Impatiente, Julia Simon a dû travailler sur sa personnalité
Au printemps 2020, quand le technicien revient dans l'encadrement français, "je ne lui ai pas vendu du rêve, je lui ai dit que c'était deux ans de travail", raconte-t-il. "Là, elle m'a dit qu'elle n'avait pas deux ans. Julia a plein de qualités, mais elle n'a pas de patience..."
"C'était un peu déroutant pour elle qui a envie que ça avance, elle devait se dire qu'elle faisait du surplace. Mais elle devait passer par ça pour que ce ne soit plus un sujet après", explique Marie-Laure Brunet à l'AFP.
"On l'avait initiée sur un mode ball trap, où l'arme n'est jamais tranquille", décrit son entraîneur de tir. "Mais ce n'est pas comme ça qu'on arrive à avoir de la régularité. Dans son apprentissage, on ne lui a pas parlé des fondamentaux : la respiration, la visée, le lâché. Elle ne les respectait pas parce qu'elle n'en avait jamais entendu parler", complète-t-il.
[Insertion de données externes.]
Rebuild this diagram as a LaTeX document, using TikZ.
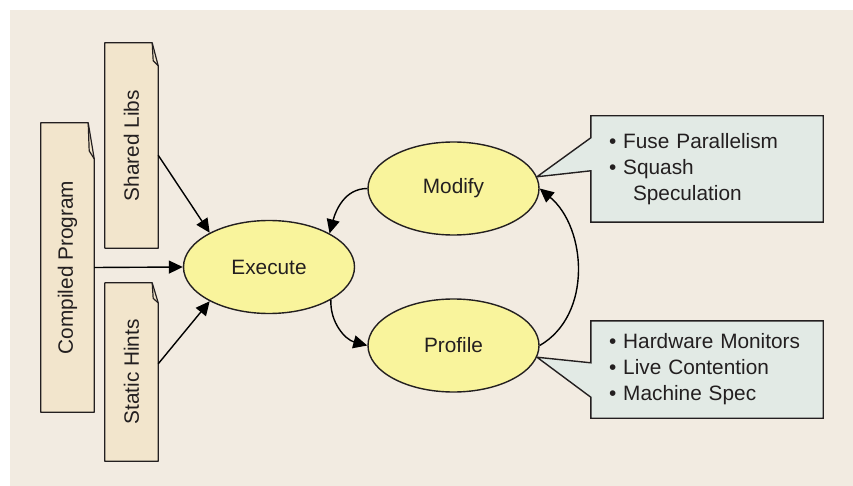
\documentclass[tikz,border=0pt]{standalone}
\usepackage{fontspec}
\setmainfont{Liberation Sans}
\usepackage{graphicx}
\usetikzlibrary{arrows.meta,shapes.geometric,backgrounds}
\definecolor{bgcol}{RGB}{242,235,225}
\definecolor{doccol}{RGB}{242,229,204}
\definecolor{statecol}{RGB}{249,244,156}
\definecolor{callcol}{RGB}{226,234,229}
\definecolor{inkcol}{RGB}{35,31,32}
\tikzset{
	docbox/.style={fill=doccol,minimum width=53pt,inner sep=0pt},
	docline/.style={draw=inkcol,line width=1.2pt,line join=round},
	state/.style={ellipse,draw=inkcol,line width=1.4pt,fill=statecol,minimum width=171pt,minimum height=93pt,inner sep=0pt},
	callbox/.style={text width=196pt,inner xsep=18pt,inner ysep=0pt,align=left},
	callline/.style={draw=inkcol,line width=1.4pt,fill=callcol,line join=miter},
	arr/.style={draw=black,line width=1.4pt,-{Triangle[length=14pt,width=13pt]}}
}
% folded corner of a document
\newcommand\docfold[2]{
	\fill[bgcol] ([xshift=-6pt]#1.north east) -- (#1.north east) -- ([yshift=-#2pt]#1.north east) -- cycle;
	\draw[docline] (#1.south west) -- (#1.north west) -- ([xshift=-6pt]#1.north east) -- ([yshift=-#2pt]#1.north east) -- (#1.south east) -- cycle;
	\draw[docline] ([xshift=-6pt]#1.north east) -- ([xshift=-5pt,yshift=-0.78*#2pt]#1.north east) -- ([yshift=-#2pt]#1.north east);
}
\begin{document}
\begin{tikzpicture}[x=1pt,y=-1pt,font=\fontsize{20.8}{26}\selectfont,text=inkcol]
	\useasboundingbox (0,0) rectangle (853,486);

	\node[docbox,minimum height=205pt] (shared) at (131.5,145.5) {\rotatebox{90}{Shared Libs}};
	\node[docbox,minimum height=289pt] (compiled) at (67.5,267.5) {\rotatebox{90}{Compiled Program}};
	\node[docbox,minimum height=178pt] (static) at (131.5,372) {\rotatebox{90}{Static Hints}};
	\docfold{shared}{23}
	\docfold{compiled}{36}
	\docfold{static}{20}

	\node[state] (exec) at (269,267) {Execute};
	\node[state] (modify) at (453.5,188.5) {Modify};
	\node[state] (profile) at (453.5,345.5) {Profile};

	\node[callbox,minimum height=106pt] (fusebox) at (707,169) {\textbullet\ Fuse Parallelism\\\textbullet\ Squash\\\hspace*{24pt}Speculation};
	\node[callbox,minimum height=97pt] (hwbox) at (707,369.5) {\textbullet\ Hardware Monitors\\\textbullet\ Live Contention\\\textbullet\ Machine Spec};
	\begin{scope}[on background layer]
		\fill[bgcol] (10,10) rectangle (853,486);
		\path[callline] (fusebox.north west) -- (fusebox.north east) -- (fusebox.south east) -- (fusebox.south west)
			-- ([yshift=-55pt]fusebox.north west) -- (modify.8) -- ([yshift=-22pt]fusebox.north west) -- cycle;
		\path[callline] (hwbox.north west) -- (hwbox.north east) -- (hwbox.south east) -- (hwbox.south west)
			-- ([yshift=21pt]hwbox.south west) -- (profile.-8.5) -- ([yshift=-42pt]hwbox.north west) -- cycle;
	\end{scope}

	\draw[arr] (shared.-20) -- (exec.150);
	\draw[arr] (compiled.east) -- (exec.west);
	\draw[arr] (static.17) -- (exec.210);
	\draw[arr] (modify.west) to[out=180,in=75] (exec.29);
	\draw[arr] (exec.-28) to[out=-92,in=165] (profile.west);
	\draw[arr] (profile.east) to[out=30,in=-40] (modify.east);
\end{tikzpicture}
\end{document}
Je suis quelqu'un de très électrique, il faut que les choses avancent vite
Julia Simonvictorieuse du gros globe de cristal de biathlon
Un travail mental avec l'ancienne biathlète Marie-Laure Brunet
"Ça m'a demandé du travail sur ma personnalité: je suis quelqu'un de très électrique, il faut que les choses avancent vite", reconnaît Julia Simon. "Beaucoup de travail mental aussi, pour trouver du relâchement derrière la carabine, parce que je suis quelqu'un de très tonique."
"Le gros de notre travail, ça a été de la tempérer", confirme sa coach mentale, Marie-Laure Brunet. "Julia a un tempérament de feu. Ca se voit dans sa façon d'être, c'est quelqu'un qui a beaucoup d'énergie. On a beaucoup travaillé sur (apprendre à) se canaliser, calmer son impatience, être capable de poser les choses".
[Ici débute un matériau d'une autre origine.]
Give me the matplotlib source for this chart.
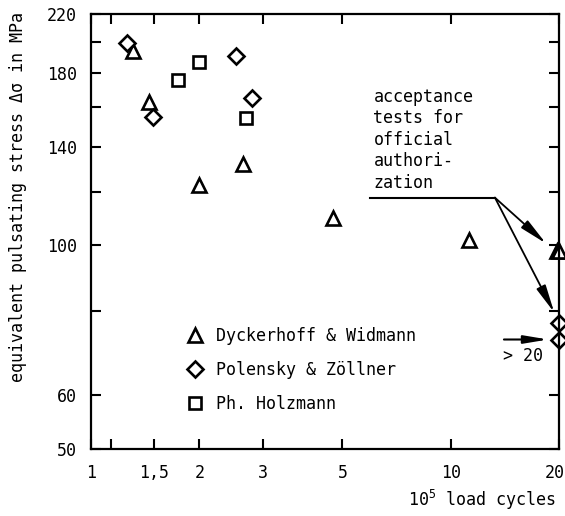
import matplotlib
matplotlib.use("Agg")
import matplotlib.pyplot as plt
from matplotlib.transforms import ScaledTranslation

plt.rcParams["font.family"] = ["DejaVu Sans Mono", "DejaVu Sans"]
plt.rcParams["font.size"] = 12
plt.rcParams["mathtext.fontset"] = "custom"
plt.rcParams["mathtext.rm"] = "DejaVu Sans Mono"

# --- data (10^5 load cycles, MPa) ---
dyck_x = [1.31, 1.445, 1.99, 2.65, 4.71, 11.25, 19.7, 20.0]
dyck_y = [194, 163, 123, 132, 110, 102, 98, 98]
pol_x = [1.26, 1.49, 2.53, 2.80, 20.0, 20.0]
pol_y = [199, 155, 191, 165.5, 76.7, 72.4]
holz_x = [1.75, 1.99, 2.70]
holz_y = [175.6, 186.6, 154.2]

x_ticks = [1, 1.5, 2, 3, 5, 10, 20]
x_ticklabels = ["1", "1,5", "2", "3", "5", "10", "20"]
y_ticks = [50, 60, 80, 100, 120, 140, 160, 180, 200, 220]
y_ticklabels = ["50", "60", "", "100", "", "140", "", "180", "", "220"]

note_text = "acceptance\ntests for\nofficial\nauthori-\nzation"
note_line_x = [5.98, 13.27]
note_line_y = 117.7
note_targets = [(18.4, 100.7), (19.4, 79.6)]

fig = plt.figure(figsize=(5.65, 5.16), dpi=100)
ax = fig.add_axes([91 / 565, 67 / 516, 468 / 565, 435 / 516])
ax.set_xscale("log")
ax.set_yscale("log")

style = dict(ls="none", mfc="white", mec="black", mew=1.9, color="black", clip_on=False)
ax.plot(dyck_x, dyck_y, marker="^", ms=9.5, label="Dyckerhoff & Widmann", **style)
ax.plot(pol_x, pol_y, marker="D", ms=8.5, label="Polensky & Zöllner", **style)
ax.plot(holz_x, holz_y, marker="s", ms=8, label="Ph. Holzmann", **style)

ax.set_xlim(1, 20)
ax.set_ylim(50, 220)
ax.set_xticks(x_ticks)
ax.set_xticklabels(x_ticklabels)
ax.set_xticks([1.14], minor=True)
ax.set_yticks(y_ticks)
ax.set_yticklabels(y_ticklabels)
ax.yaxis.set_minor_locator(matplotlib.ticker.NullLocator())
ax.xaxis.set_minor_formatter(matplotlib.ticker.NullFormatter())
ax.tick_params(which="both", direction="in", top=True, right=True,
               length=7, width=1.5, labelsize=12)
ax.tick_params(axis="x", pad=11)
ax.tick_params(axis="y", pad=10)
for s in ax.spines.values():
    s.set_linewidth(1.6)

# keep the last x label inside the picture
last = ax.get_xticklabels()[-1]
last.set_transform(last.get_transform() + ScaledTranslation(-0.045, 0, fig.dpi_scale_trans))

ax.set_ylabel("equivalent pulsating stress \u0394\u03c3 in MPa", fontsize=12)
ax.yaxis.set_label_coords(-0.137, 0.579)
fig.text(556 / 565, 1 - 500 / 516, "10$^{5}$ load cycles", ha="right", va="center", fontsize=12)

# annotation
ax.text(6.1, 171, note_text, ha="left", va="top", linespacing=1.25, fontsize=12)
ax.plot(note_line_x, [note_line_y, note_line_y], color="black", lw=1.5)
for tx, ty in note_targets:
    ax.annotate("", xy=(tx, ty), xytext=(note_line_x[1], note_line_y),
                arrowprops=dict(arrowstyle="-|>,head_length=1.4,head_width=0.25",
                                color="black", lw=1.3, shrinkA=0, shrinkB=0))
ax.annotate("", xy=(18.66, 72.6), xytext=(14.06, 72.6),
            arrowprops=dict(arrowstyle="-|>,head_length=1.2,head_width=0.2",
                            color="black", lw=1.5, shrinkA=0, shrinkB=0))
ax.text(15.9, 68.6, "> 20", ha="center", va="center", fontsize=12)

ax.legend(loc="upper left", bbox_to_anchor=(0.204, 0.28), frameon=False,
          handlelength=1.0, handletextpad=0.8, labelspacing=0.95,
          borderpad=0, borderaxespad=0, numpoints=1, fontsize=12)

fig.savefig("out.png", dpi=100)
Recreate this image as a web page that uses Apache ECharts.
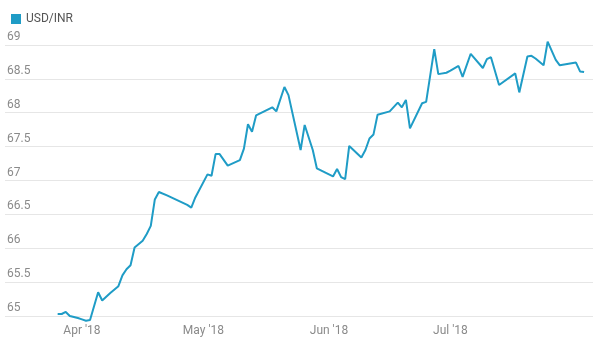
<!DOCTYPE html>
<html>
<head>
<meta charset="utf-8">
<script src="https://cdn.jsdelivr.net/npm/echarts@6/dist/echarts.min.js"></script>
<style>
html,body{margin:0;padding:0;background:#fff;}
#chart{width:602px;height:347px;}
</style>
</head>
<body>
<div id="chart"></div>
<script>
const seriesName = 'USD/INR';
const dates = ['2018-03-26','2018-03-27','2018-03-28','2018-03-29','2018-03-31','2018-04-01','2018-04-02','2018-04-03','2018-04-05','2018-04-06','2018-04-08','2018-04-10','2018-04-11','2018-04-12','2018-04-13','2018-04-14','2018-04-16','2018-04-17','2018-04-18','2018-04-19','2018-04-20','2018-04-22','2018-04-27','2018-04-28','2018-04-29','2018-05-02','2018-05-03','2018-05-04','2018-05-05','2018-05-07','2018-05-10','2018-05-11','2018-05-12','2018-05-13','2018-05-14','2018-05-18','2018-05-19','2018-05-21','2018-05-22','2018-05-25','2018-05-26','2018-05-28','2018-05-29','2018-06-02','2018-06-03','2018-06-04','2018-06-05','2018-06-06','2018-06-09','2018-06-10','2018-06-11','2018-06-12','2018-06-13','2018-06-16','2018-06-18','2018-06-19','2018-06-20','2018-06-21','2018-06-24','2018-06-25','2018-06-27','2018-06-28','2018-06-30','2018-07-01','2018-07-03','2018-07-04','2018-07-06','2018-07-09','2018-07-10','2018-07-11','2018-07-13','2018-07-17','2018-07-18','2018-07-20','2018-07-21','2018-07-22','2018-07-24','2018-07-25','2018-07-27','2018-07-28','2018-08-01','2018-08-02','2018-08-03'];
const values = [65.03,65.03,65.06,65.0,64.97,64.95,64.93,64.94,65.35,65.23,65.34,65.44,65.6,65.69,65.75,66.01,66.11,66.21,66.33,66.72,66.83,66.78,66.64,66.6,66.75,67.09,67.07,67.39,67.39,67.22,67.3,67.47,67.83,67.72,67.96,68.08,68.02,68.38,68.26,67.45,67.82,67.45,67.18,67.06,67.17,67.05,67.02,67.51,67.34,67.45,67.62,67.68,67.97,68.02,68.15,68.08,68.19,67.77,68.14,68.16,68.94,68.57,68.59,68.62,68.69,68.53,68.87,68.66,68.79,68.82,68.41,68.58,68.3,68.83,68.84,68.8,68.7,69.05,68.78,68.7,68.74,68.61,68.6];
const monthTicks = ['2018-04-01','2018-05-01','2018-06-01','2018-07-01'];
const monthLabels = ["Apr '18","May '18","Jun '18","Jul '18"];
const yTicks = [65,65.5,66,66.5,67,67.5,68,68.5,69];

function ts(s){ const p = s.split('-').map(Number); return Date.UTC(p[0], p[1]-1, p[2]); }
const DAY = 86400000;
const monthTs = monthTicks.map(ts);
const xMin = monthTs[0] - 19.0 * DAY;
const xMax = monthTs[0] + 126.2 * DAY;

const chart = echarts.init(document.getElementById('chart'), null, {renderer:'canvas'});
chart.setOption({
  animation: false,
  textStyle: { fontFamily: 'Roboto' },
  legend: {
    show: true, left: 6, top: 8, icon: 'rect', itemWidth: 10, itemHeight: 10,
    textStyle: { fontSize: 12, color: '#555', fontFamily: 'Roboto' },
    data: [seriesName]
  },
  grid: { left: 5, right: 9, top: 38.2, bottom: 24.2, containLabel: false },
  xAxis: {
    type: 'value', min: xMin, max: xMax,
    axisLine: { show: false }, axisTick: { show: false, customValues: monthTs },
    splitLine: { show: false },
    axisLabel: {
      customValues: monthTs, color: '#8a8a8a', fontSize: 12, fontFamily: 'Roboto', margin: 2,
      formatter: function(v){ const i = monthTs.indexOf(v); return i >= 0 ? monthLabels[i] : ''; }
    }
  },
  yAxis: {
    type: 'value', min: 64.9, max: 69.1,
    axisLine: { show: false },
    axisTick: { show: false, customValues: yTicks },
    splitLine: { show: true, lineStyle: { color: '#e6e6e6', width: 1 } },
    axisLabel: {
      customValues: yTicks, inside: true, margin: 2, verticalAlign: 'bottom', padding: [0,0,2,0],
      color: '#8a8a8a', fontSize: 12, fontFamily: 'Roboto'
    }
  },
  series: [{
    name: seriesName, type: 'line', showSymbol: false, clip: false,
    data: dates.map((d,i) => [ts(d), values[i]]),
    itemStyle: { color: '#1f9cc6' },
    lineStyle: { color: '#1f9cc6', width: 2 }
  }]
});
</script>
</body>
</html>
La consécration des Mondiaux
Le tout a si bien porté ses fruits cet hiver que Julia Simon n'a manqué sa première cible sur le tir couché qu'à sa 72e balle tirée. Elle affiche donc 93% de réussite au tir couché, contre 84% la saison précédente.
La consécration s'était déjà esquissée il y a quelques semaines, lorsque Julia Simon est devenue championne du monde et médaillée de bronze de la mass start à Oberhof, en Allemagne, ses premiers podiums individuels internationaux, après ceux partagés (or mondial du relais mixte simple en 2021 avec Antonin Guigonnat, argent olympique 2022 et bronze mondial 2023 du relais mixte).
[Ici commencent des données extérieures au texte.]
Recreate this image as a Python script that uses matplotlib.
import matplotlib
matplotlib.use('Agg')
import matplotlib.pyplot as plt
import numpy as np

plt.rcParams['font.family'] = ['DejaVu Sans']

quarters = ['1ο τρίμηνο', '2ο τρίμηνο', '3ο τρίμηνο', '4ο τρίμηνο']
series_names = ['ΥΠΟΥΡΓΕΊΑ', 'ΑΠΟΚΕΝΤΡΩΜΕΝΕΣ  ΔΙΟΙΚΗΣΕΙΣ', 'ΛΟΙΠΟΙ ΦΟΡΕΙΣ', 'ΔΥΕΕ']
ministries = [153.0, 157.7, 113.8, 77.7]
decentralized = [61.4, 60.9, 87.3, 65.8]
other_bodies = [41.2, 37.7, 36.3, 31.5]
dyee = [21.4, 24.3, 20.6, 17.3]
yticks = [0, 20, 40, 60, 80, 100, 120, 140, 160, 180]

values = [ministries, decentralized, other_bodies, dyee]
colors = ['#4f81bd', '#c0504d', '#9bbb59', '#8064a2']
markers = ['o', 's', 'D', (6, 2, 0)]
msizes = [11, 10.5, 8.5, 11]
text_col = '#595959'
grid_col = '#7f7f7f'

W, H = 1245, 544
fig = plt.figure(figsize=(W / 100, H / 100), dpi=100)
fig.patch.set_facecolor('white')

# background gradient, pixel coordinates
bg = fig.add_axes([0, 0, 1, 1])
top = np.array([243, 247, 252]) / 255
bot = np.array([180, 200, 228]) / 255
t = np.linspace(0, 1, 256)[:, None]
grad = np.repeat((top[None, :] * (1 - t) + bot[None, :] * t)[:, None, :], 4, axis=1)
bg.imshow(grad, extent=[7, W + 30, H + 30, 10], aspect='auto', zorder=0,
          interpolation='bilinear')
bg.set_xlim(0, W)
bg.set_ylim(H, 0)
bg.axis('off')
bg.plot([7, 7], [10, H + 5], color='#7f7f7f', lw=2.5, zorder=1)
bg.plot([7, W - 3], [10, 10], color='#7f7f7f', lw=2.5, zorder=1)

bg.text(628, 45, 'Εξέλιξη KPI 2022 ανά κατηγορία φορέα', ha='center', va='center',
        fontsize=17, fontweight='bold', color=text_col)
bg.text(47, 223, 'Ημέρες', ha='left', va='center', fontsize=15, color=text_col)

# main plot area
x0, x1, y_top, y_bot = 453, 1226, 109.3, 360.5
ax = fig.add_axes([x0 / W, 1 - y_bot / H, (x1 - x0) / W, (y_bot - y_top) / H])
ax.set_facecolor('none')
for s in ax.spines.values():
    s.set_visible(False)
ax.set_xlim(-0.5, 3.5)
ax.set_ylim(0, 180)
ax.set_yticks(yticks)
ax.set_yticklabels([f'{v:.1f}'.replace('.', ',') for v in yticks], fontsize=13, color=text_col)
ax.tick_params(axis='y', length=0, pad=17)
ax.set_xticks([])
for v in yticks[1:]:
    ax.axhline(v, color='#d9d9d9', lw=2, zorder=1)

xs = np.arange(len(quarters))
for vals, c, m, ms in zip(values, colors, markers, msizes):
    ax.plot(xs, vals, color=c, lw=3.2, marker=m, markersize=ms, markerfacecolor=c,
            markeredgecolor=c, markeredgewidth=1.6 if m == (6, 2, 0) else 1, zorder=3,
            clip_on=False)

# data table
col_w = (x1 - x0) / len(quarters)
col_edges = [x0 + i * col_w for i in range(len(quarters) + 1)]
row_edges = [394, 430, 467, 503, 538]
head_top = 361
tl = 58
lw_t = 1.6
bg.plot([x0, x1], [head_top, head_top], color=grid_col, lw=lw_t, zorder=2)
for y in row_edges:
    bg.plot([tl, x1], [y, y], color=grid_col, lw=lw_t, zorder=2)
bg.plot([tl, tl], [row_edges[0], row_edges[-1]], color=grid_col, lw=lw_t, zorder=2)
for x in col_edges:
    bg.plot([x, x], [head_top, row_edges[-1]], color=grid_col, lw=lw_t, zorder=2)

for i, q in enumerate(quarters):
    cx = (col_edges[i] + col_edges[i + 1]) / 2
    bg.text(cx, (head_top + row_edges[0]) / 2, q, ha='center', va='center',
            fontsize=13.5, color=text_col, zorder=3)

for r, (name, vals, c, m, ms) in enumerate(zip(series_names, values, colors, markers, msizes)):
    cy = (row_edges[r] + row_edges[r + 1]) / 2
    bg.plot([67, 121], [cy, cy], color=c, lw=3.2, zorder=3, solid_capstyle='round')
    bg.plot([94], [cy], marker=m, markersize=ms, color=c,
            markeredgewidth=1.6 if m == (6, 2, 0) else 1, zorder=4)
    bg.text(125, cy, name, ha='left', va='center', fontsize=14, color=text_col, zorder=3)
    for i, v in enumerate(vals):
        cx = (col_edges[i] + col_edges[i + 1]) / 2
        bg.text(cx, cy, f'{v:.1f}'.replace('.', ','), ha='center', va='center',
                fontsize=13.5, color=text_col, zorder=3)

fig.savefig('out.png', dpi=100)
Et elle s'offre pour la première fois le gros globe de cristal qui récompense la meilleure biathlète de la saison, après avoir porté le dossard jaune plus des trois-quarts de l'hiver. Elle devient la quatrième française à réussir cet Everest du biathlon.
Une avalanche de globes ?
La poursuite d'Oslo ayant été annulée, elle a également remporté, de fait ce vendredi, le petit globe de la poursuite.
Elle pourrait en décrocher un autre car elle est en lice pour glaner le petit globe de la mass-start demain.
Elle pourrait ainsi terminer sa saison avec un gros globe de cristal, deux petits globes de spécialités, un petit globe du relais dames, sans oublier le classement des Nations pour l'équipe féminine de biathlon.